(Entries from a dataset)
● ● ● ● ● ● ●
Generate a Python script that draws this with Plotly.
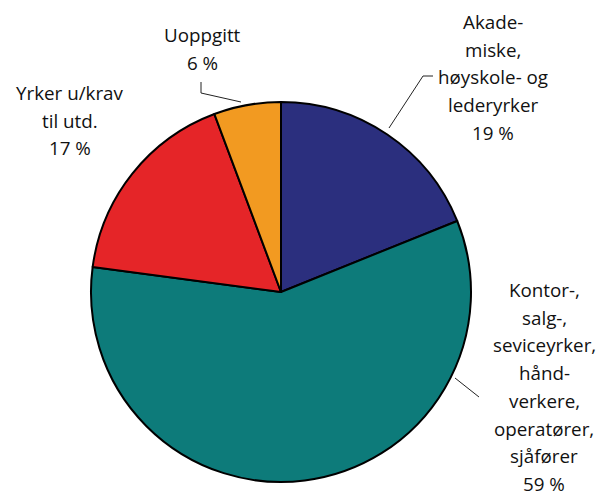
import plotly.graph_objects as go

W, H = 602, 498

categories = ["Akademiske, høyskole- og lederyrker",
              "Kontor-, salg-, serviceyrker, håndverkere, operatører, sjåfører",
              "Yrker u/krav til utd.",
              "Uoppgitt"]
values = [18.9, 58.2, 17.2, 5.7]
pct_labels = ["19 %", "59 %", "17 %", "6 %"]
colors = ["#2b2f7e", "#0d7b7a", "#e52528", "#f29a21"]

label_lines = [
    ["Akade-", "miske,", "høyskole- og", "lederyrker", pct_labels[0]],
    ["Kontor-,", "salg-,", "seviceyrker,", "hånd-", "verkere,", "operatører,", "sjåfører", pct_labels[1]],
    ["Yrker u/krav", "til utd.", pct_labels[2]],
    ["Uoppgitt", pct_labels[3]],
]
# label placement (pixel centre x, first-line centre y)
label_pos = [(493, 22), (544, 290), (70, 93), (202, 35)]
line_step = 27.7

fig = go.Figure(go.Pie(
    labels=categories, values=values, sort=False, direction="clockwise",
    rotation=0, textinfo="none", hoverinfo="label+percent",
    marker=dict(colors=colors, line=dict(color="#000000", width=2)),
    domain=dict(x=[91 / W, 471 / W], y=[1 - 482 / H, 1 - 102 / H]),
    showlegend=False,
))

def px(x):
    return x / W

def py(y):
    return 1 - y / H

annotations = []
for lines, (cx, cy) in zip(label_lines, label_pos):
    for i, t in enumerate(lines):
        annotations.append(dict(
            x=px(cx), y=py(cy + i * line_step), xref="paper", yref="paper",
            text=t, showarrow=False, xanchor="center", yanchor="middle",
            font=dict(family="Open Sans", size=18.8, color="#111111"),
        ))

leaders = [
    [(389, 128), (423, 76), (433, 76)],
    [(455, 378), (479, 397)],
    [(241, 102), (201, 93), (201, 82)],
]
shapes = []
for pts in leaders:
    path = "M " + " L ".join(f"{px(x)},{py(y)}" for x, y in pts)
    shapes.append(dict(type="path", path=path, xref="paper", yref="paper",
                       line=dict(color="#222222", width=1)))

fig.update_layout(
    width=W, height=H, margin=dict(l=0, r=0, t=0, b=0),
    paper_bgcolor="white", plot_bgcolor="white",
    annotations=annotations, shapes=shapes,
)

fig.write_html("out.html", config={"displayModeBar": False},
               post_script="document.body.style.margin='0';document.body.style.padding='0';")
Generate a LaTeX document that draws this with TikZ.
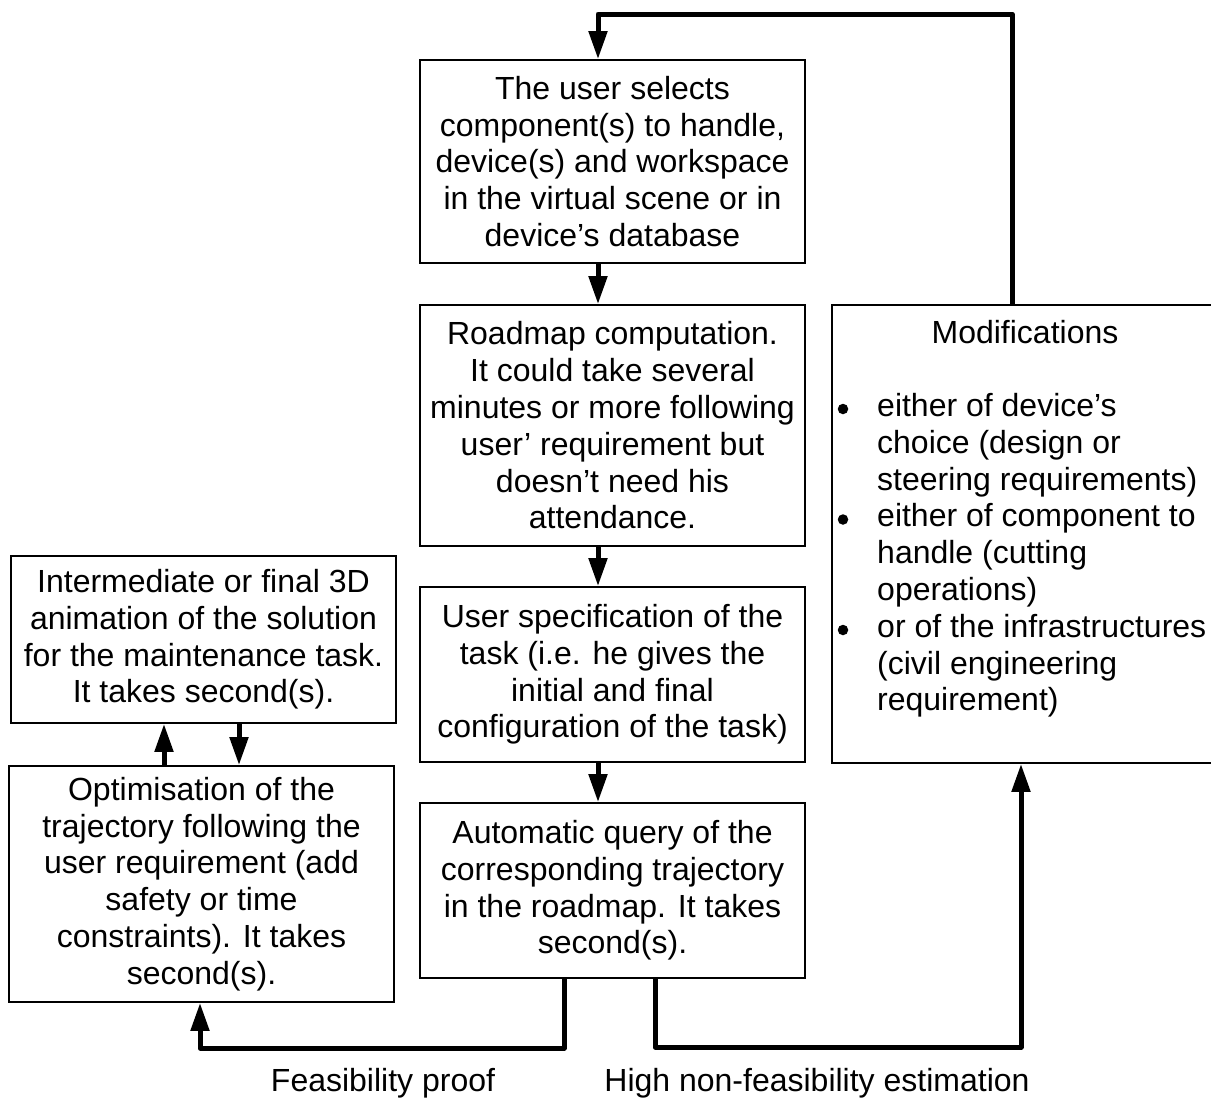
● ● ● ● ● ● ●
WHAT TO WORK ON:
Exclude the pictures, and transcribe all of the material exactly.

ANSWER FOR THE TASK:
Generate a Python script that draws this with Plotly.
import plotly.graph_objects as go

W, H = 602, 498

categories = ["Akademiske, høyskole- og lederyrker",
              "Kontor-, salg-, serviceyrker, håndverkere, operatører, sjåfører",
              "Yrker u/krav til utd.",
              "Uoppgitt"]
values = [18.9, 58.2, 17.2, 5.7]
pct_labels = ["19 %", "59 %", "17 %", "6 %"]
colors = ["#2b2f7e", "#0d7b7a", "#e52528", "#f29a21"]

label_lines = [
    ["Akade-", "miske,", "høyskole- og", "lederyrker", pct_labels[0]],
    ["Kontor-,", "salg-,", "seviceyrker,", "hånd-", "verkere,", "operatører,", "sjåfører", pct_labels[1]],
    ["Yrker u/krav", "til utd.", pct_labels[2]],
    ["Uoppgitt", pct_labels[3]],
]
# label placement (pixel centre x, first-line centre y)
label_pos = [(493, 22), (544, 290), (70, 93), (202, 35)]
line_step = 27.7

fig = go.Figure(go.Pie(
    labels=categories, values=values, sort=False, direction="clockwise",
    rotation=0, textinfo="none", hoverinfo="label+percent",
    marker=dict(colors=colors, line=dict(color="#000000", width=2)),
    domain=dict(x=[91 / W, 471 / W], y=[1 - 482 / H, 1 - 102 / H]),
    showlegend=False,
))

def px(x):
    return x / W

def py(y):
    return 1 - y / H

annotations = []
for lines, (cx, cy) in zip(label_lines, label_pos):
    for i, t in enumerate(lines):
        annotations.append(dict(
            x=px(cx), y=py(cy + i * line_step), xref="paper", yref="paper",
            text=t, showarrow=False, xanchor="center", yanchor="middle",
            font=dict(family="Open Sans", size=18.8, color="#111111"),
        ))

leaders = [
    [(389, 128), (423, 76), (433, 76)],
    [(455, 378), (479, 397)],
    [(241, 102), (201, 93), (201, 82)],
]
shapes = []
for pts in leaders:
    path = "M " + " L ".join(f"{px(x)},{py(y)}" for x, y in pts)
    shapes.append(dict(type="path", path=path, xref="paper", yref="paper",
                       line=dict(color="#222222", width=1)))

fig.update_layout(
    width=W, height=H, margin=dict(l=0, r=0, t=0, b=0),
    paper_bgcolor="white", plot_bgcolor="white",
    annotations=annotations, shapes=shapes,
)

fig.write_html("out.html", config={"displayModeBar": False},
               post_script="document.body.style.margin='0';document.body.style.padding='0';")
Generate a LaTeX document that draws this with TikZ.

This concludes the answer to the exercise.